En 10 ans, qu'est-ce qui a changé ? Sur la sécurité, les choses ont avancé. Trois lois ont été adoptées sous ma présidence pour renforcer les dispositifs de lutte contre le terrorisme,
améliorer le renseignement, coordonner davantage nos actions avec les pays européens. Nos décisions d’engagement en Syrie et en Irak ont permis d’éradiquer Daesh. La vigilance sur les
phénomènes de radicalisation venant de l’extérieur s’est accrue... mais il n’empêche : des actes terroristes ont été commis même s’ils ne sont plus menés par des organisations structurées
mais par des individus isolés. Je pense aux assassinats de Samuel Paty et Dominique Bernard.
Après une formidable cohésion au lendemain des attentats, comment faire en sorte que l'unité du pays perdure, alors qu'on le voit, elle est souvent mise à mal ? Le terrorisme produit une
sidération quand les attaques surviennent et représente un poison lent sur la durée. Le choc favorise des cohésions formidables et l’unité nationale survient dans la foulée des évènements.

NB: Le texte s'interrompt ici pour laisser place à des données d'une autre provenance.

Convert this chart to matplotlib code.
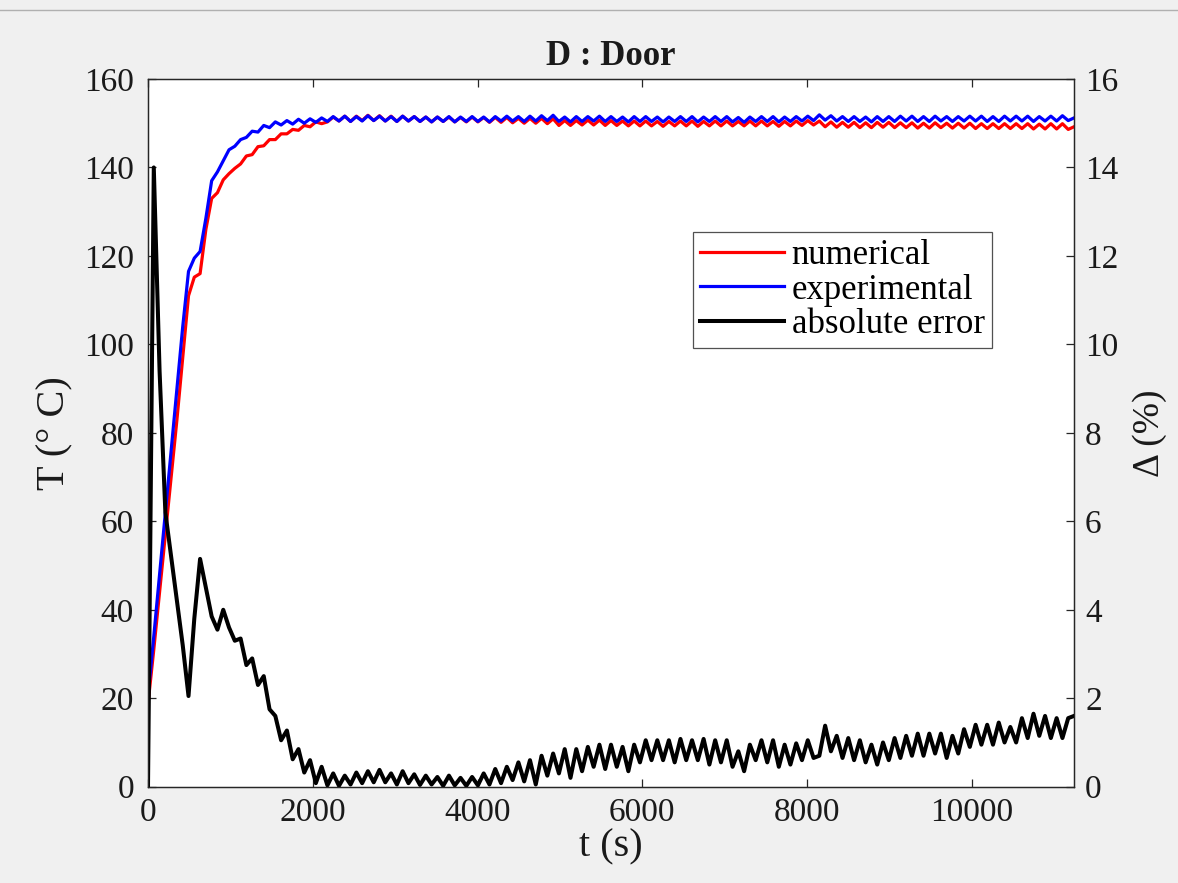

Le venin, lui, se répand et les tentations de repli, de défiance, de peur se font, jour après jour, plus fortes au point de fracturer le pays. C’est ce que recherchent les terroristes, ils
veulent nous diviser.
Ce qui s’est dégradé depuis 10 ans, c’est la confiance envers les institutions et, plus largement, dans le rapport à l’autre. C’est le plus grave. Nous sommes plus défiants, plus apeurés
compte tenu de tout ce qui se passe dans le monde, plus frileux au regard de la violence au sein de la société. Laquelle est moins harmonieuse, moins unie qu’il y a 10 ans. Paradoxalement,
alors que l’on est sorti de cette vague d’attentats, le sentiment d’insécurité est sans doute plus grand aujourd’hui qu’il n’était hier."